被選挙権は、下の3つを満たしている場合に与えられる権利です。
- 日本国民であること
- 満25歳以上であること
- 消極的条件に該当していないこと
衆議院選挙の立候補を辞退する方法
立候補したあとに選挙への出馬を取りやめることは可能です。
ただし、立候補の届出期間中、つまり選挙公示日の午前8時30分~午後5時の間にのみ辞退することができます。公示日が過ぎてしまうと、いくらやる気がなくても選挙が終わるまで辞退することができないというルールになっています。
比例代表選挙の場合は、選挙期日の10日前までに届け出れば、政党や政治団体は名簿の取り下げができます。
ただし、立候補を辞退した場合、法務局に預けた供託金は全額没収されますのでご注意ください。
衆議院選挙の立候補者が異動する場合
候補者の異動があった場合は、立候補届の却下や比例代表の候補者名簿からの削除などの処理が行われます。
異動の発生には下のようなケースが考えられます。
- 立候補したあとに被選挙権を持っていないことが判明する
- 不幸なことに立候補者が死亡してしまう
衆議院以外の選挙に立候補する条件
衆議院選挙への立候補について紹介してきましたが、選挙には他にもさまざまな種類があります。
ここでは衆議院以外の選挙に立候補する条件も見てみましょう。
選挙 | 立候補する条件 |
参議院議員 | ・日本国民であること ・満30歳以上であること ・供託金300万円を預けられること |
都道府県知事 | ・日本国民であること ・満30歳以上であること ・供託金300万円を預けられること |
都道府県議会議員 | ・日本国民であること ・満25歳以上であること ・その都道府県議会議員の選挙権を持っていること ・供託金60万円を預けられること |
市区長 | ・日本国民であること ・満25歳以上であること ・政令指定都市の市長選挙は供託金240万円、その他の市区長選挙は供託金100万円を預けられること |
町村長 | ・日本国民であること ・満25歳以上であること ・供託金50万円を預けられること |
市区町村議会議員 | ・日本国民であること ・満25歳以上であること ・その市区町村議会議員の選挙権を持っていること ・政令指定都市の市議会議員選挙は供託金50万円、その他の市区議会議員選挙は供託金30万円を預けられること。
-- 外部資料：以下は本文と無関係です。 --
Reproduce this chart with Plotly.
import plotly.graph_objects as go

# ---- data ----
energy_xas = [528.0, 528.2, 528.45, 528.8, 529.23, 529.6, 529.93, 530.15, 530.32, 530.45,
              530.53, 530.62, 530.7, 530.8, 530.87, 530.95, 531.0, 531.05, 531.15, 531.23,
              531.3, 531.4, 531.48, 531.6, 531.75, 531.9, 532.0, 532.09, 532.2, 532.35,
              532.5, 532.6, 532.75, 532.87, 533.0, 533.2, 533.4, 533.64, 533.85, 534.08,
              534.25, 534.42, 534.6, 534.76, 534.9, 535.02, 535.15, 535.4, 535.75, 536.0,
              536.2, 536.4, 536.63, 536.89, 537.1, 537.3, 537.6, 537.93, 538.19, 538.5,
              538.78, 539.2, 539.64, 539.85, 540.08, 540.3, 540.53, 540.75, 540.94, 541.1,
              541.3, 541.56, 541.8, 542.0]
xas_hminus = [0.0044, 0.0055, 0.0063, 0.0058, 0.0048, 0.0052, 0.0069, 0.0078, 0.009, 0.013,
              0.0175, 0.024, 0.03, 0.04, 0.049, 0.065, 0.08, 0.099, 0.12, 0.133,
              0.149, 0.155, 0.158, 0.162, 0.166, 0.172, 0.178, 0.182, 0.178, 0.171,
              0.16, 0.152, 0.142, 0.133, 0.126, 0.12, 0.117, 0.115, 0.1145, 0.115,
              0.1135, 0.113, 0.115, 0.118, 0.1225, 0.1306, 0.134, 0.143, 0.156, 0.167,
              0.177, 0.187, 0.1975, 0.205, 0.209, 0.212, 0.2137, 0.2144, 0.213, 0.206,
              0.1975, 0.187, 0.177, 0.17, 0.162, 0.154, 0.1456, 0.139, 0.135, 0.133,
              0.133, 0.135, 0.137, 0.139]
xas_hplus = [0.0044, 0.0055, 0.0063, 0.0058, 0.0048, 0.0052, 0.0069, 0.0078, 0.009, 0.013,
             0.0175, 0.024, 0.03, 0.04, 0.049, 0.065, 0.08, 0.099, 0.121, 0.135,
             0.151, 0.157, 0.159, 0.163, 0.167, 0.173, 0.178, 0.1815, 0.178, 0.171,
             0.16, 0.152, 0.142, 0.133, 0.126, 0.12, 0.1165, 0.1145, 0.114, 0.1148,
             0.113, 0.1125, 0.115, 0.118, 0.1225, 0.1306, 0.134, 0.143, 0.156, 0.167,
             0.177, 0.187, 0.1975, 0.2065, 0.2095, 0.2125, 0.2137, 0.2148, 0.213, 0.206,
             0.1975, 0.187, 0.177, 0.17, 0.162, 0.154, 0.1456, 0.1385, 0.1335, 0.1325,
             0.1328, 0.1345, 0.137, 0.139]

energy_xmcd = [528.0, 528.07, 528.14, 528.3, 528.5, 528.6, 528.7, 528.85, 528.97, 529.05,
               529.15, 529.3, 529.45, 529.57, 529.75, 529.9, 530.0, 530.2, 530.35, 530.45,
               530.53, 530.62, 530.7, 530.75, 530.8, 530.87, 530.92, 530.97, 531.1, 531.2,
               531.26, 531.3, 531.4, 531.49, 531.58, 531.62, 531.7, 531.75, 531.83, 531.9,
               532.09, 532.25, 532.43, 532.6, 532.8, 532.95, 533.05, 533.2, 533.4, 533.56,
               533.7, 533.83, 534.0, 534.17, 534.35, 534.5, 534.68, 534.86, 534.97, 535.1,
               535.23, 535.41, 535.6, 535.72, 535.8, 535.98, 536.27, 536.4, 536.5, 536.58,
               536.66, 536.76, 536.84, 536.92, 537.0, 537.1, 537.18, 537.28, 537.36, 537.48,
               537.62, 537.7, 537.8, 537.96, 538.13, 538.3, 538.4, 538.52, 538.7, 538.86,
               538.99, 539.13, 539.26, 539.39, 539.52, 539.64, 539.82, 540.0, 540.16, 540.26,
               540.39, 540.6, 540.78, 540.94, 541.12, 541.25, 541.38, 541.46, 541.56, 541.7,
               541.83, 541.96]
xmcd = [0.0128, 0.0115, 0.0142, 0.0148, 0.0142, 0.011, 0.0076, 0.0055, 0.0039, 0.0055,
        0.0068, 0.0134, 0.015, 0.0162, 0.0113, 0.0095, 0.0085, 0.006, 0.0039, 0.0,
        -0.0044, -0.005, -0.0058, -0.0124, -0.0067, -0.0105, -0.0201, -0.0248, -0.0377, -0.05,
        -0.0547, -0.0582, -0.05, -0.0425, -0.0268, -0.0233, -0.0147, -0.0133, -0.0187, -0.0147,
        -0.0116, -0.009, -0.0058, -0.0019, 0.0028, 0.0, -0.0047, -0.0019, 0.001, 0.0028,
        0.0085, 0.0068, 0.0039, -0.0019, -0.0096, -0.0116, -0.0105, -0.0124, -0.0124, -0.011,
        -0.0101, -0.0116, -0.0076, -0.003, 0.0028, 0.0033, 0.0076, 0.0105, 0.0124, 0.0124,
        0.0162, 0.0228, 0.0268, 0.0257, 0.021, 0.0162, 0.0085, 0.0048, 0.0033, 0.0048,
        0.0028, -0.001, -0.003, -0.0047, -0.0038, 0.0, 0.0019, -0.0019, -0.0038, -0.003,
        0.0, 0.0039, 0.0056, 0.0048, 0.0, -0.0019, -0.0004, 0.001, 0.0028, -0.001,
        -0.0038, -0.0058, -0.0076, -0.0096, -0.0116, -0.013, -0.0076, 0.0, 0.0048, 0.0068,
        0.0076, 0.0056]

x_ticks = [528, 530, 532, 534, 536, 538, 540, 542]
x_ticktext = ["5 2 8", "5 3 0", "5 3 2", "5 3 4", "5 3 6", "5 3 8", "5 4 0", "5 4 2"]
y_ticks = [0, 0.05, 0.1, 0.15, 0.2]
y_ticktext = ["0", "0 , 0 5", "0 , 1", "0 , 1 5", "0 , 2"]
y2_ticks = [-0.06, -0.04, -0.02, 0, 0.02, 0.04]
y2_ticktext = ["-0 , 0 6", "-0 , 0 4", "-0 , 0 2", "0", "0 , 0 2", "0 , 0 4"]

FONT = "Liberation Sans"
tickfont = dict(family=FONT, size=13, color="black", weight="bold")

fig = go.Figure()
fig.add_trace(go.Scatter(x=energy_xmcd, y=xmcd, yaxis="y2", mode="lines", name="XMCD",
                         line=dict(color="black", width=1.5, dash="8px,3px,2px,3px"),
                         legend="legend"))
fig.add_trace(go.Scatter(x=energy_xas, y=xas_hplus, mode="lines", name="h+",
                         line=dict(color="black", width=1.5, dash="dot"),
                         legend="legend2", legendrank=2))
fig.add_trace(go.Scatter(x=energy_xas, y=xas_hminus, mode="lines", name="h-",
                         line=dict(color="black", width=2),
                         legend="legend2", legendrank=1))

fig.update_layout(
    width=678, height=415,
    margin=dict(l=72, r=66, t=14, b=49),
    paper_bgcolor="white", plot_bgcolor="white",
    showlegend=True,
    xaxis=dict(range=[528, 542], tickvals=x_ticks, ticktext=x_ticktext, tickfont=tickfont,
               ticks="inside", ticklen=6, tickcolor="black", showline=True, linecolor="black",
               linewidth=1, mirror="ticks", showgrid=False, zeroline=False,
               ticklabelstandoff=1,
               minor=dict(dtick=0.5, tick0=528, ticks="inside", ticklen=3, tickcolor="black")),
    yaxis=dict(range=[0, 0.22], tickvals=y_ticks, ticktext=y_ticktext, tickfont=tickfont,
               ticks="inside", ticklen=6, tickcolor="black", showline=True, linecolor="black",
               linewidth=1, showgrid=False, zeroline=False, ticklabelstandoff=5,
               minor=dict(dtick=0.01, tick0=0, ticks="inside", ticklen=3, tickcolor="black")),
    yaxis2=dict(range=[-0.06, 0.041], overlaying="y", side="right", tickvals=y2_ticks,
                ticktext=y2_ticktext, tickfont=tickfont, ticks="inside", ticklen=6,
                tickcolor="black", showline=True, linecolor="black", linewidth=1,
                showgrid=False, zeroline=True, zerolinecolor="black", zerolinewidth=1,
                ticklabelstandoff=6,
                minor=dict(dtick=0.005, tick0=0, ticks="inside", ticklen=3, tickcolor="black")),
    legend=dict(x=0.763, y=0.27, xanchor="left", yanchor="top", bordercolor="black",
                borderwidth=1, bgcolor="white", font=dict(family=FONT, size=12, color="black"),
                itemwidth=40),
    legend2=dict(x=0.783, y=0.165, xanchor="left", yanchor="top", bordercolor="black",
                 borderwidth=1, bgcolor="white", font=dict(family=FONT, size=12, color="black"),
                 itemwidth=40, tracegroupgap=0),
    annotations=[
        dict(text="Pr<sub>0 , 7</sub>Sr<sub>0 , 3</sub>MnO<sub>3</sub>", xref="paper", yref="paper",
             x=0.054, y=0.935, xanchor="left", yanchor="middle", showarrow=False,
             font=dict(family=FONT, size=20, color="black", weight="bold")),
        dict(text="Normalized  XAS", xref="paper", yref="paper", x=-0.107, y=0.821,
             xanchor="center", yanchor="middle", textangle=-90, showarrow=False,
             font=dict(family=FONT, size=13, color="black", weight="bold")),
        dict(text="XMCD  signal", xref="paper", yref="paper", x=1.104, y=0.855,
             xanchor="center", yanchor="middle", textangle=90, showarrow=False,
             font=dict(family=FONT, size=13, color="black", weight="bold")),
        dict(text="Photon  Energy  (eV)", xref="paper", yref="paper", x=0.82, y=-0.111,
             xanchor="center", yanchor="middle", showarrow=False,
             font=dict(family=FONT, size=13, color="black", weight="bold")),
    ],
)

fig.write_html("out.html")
町村議会議員選挙は供託金が不要。 |
まとめ
衆議院選挙に立候補する条件はたったの3つしかありません。①日本国民であること、②満25歳以上であること、③供託金を預けられること、この3つだけです。
しかし、これらの条件を満たしていたとしても、「衆議院選挙に立候補できない条件」で触れた消極的要件に1つでも当てはまるものがある場合は立候補できません。
選挙費用は、供託金に加え、選挙活動を行う上で必要な人件費や諸経費が発生します。この費用を準備することが立候補する上で一番難しいポイントだと言えます。
政治への関心が薄い人にその理由を聞いてみると、多くの人が「よくわからないから」と答えます。衆議院選挙への立候補する条件や方法についても、難しそうなイメージを持っている人は多くいます。
しかし、この記事を読んで、1つずつ確認すればとても簡単で誰でも理解できるということをわかって頂けたのではないかと思います。もし何か疑問に思うことが出てきたら、ぜひ一度そのことについて調べてみてください。政治は、知れば知るほど楽しくなっていきます。